Cation Capital went public with its grievances early Monday, saying it plans to nominate four candidates for Crescent Point's board of directors at the company's annual meeting next month.

"Cation was compelled to take this action given the significant destruction of shareholder value and the abject failure of current leadership across all aspects of the company including capital allocation, shareholder alignment and basic principles of good corporate governance," Cation said in a press release.

The Calgary-based investment firm said it decided to go public after talks with a special committee of Crescent Point directors reached an impasse.

"We believe Crescent Point’s assets have tremendous long-term potential and the ability to create significant value for all shareholders.

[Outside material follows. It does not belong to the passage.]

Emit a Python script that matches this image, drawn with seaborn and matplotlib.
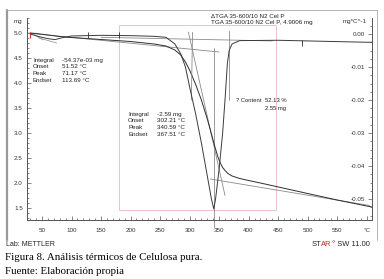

However, the current board seems incapable of implementing a cohesive strategy to create value," said Cation Capital President Sandy Edmonstone in a press release.

Crescent Point said in a press release Monday it “respects and values” feedback from shareholders, while making it clear it’s not impressed by Cation’s approach.

“Cation seems intent on disrupting the company’s progress with a self-interested effort to achieve short-term benefits,” the company said in its release, which noted Cation was incorporated on March 29.

“A last-minute demand for four nominee directors from an entity which, with its nominees, holds only 0.3 per cent of the outstanding common shares and appears to have been created for the sole purpose of creating conflict and havoc, is unreasonable and reckless.”

In its release, Cation expressed frustration with Crescent Point’s cost management and underperformance over the last three years as compared to the TSX energy subgroup and the broader Composite Index.

Cation Capital’s nominees to Crescent Point’s board of directors include former Potash Corporation of Saskatchewan Chairman Dallas Howe, veteran energy industry director Herbert Pinder, former GMP investment banker Thomas Budd and Edmonstone.